I’ve made numerous intraday trades on Forex using UFXP resulting in an overall gain of over 100 pips. Had I pulled my finger out this week I could have made 259 pips if I’d have taken all the trades I saw. As it stands I have made just over 100 pips mainly thanks to one great trade which netted 131 points. I was about to go for my lunch time run, when spotted it, I’m glad I didn’t. More details here: UFXP
I’ve also been trialling one of the systems I mentioned ages ago from Collective2 which if you remember was amarket place for systems with results recorded and proofed. I’ve found the best one was the less than elegant sounding Topaz NQ 100M, not a great name, but the trades seem remarkably consistent. It’s a high strike rate/ low average gain type system which has been making around 4% a month.

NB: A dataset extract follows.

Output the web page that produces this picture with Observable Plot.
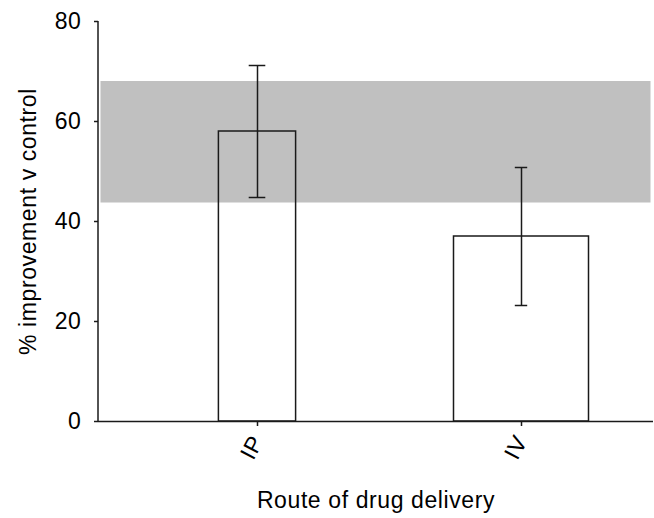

I went short one contract of the emini S&P500 yesterday. Testing the water on this one really. The VIX Options Volatility Index, a good measure of market fear and complacency, now stands at levels not seen since late December 2007. Around the time that the Dow Jones fell nearly 2000 points in less than a month. While another 2000 point drop may not be in the offing, I think there are growing indications of complacency in this rally.
This week’s top trading buttons
After the deluge of data that hit last week, the forthcoming week is at least reduced in its intensity. The stand out announcements come on Thursday from a European perspective with the Bank of England announcing their latest interest rate decision. Analysts are expecting the MPC to keep rates on hold as they balance the twin terrors of inflation and an economic slow down. The ECB are also holding a press -conference an hour and a half after the MPC announcement and are also expected to keep rates on hold for a while.
“Nobody should be puzzled as to whether a market is a bull or bear market after it fairly starts. The trend is evident to a man who has an open mind and reasonably clear sight, for it is never wise for a speculator to fit his facts to his theories.” – Jesse Livermore.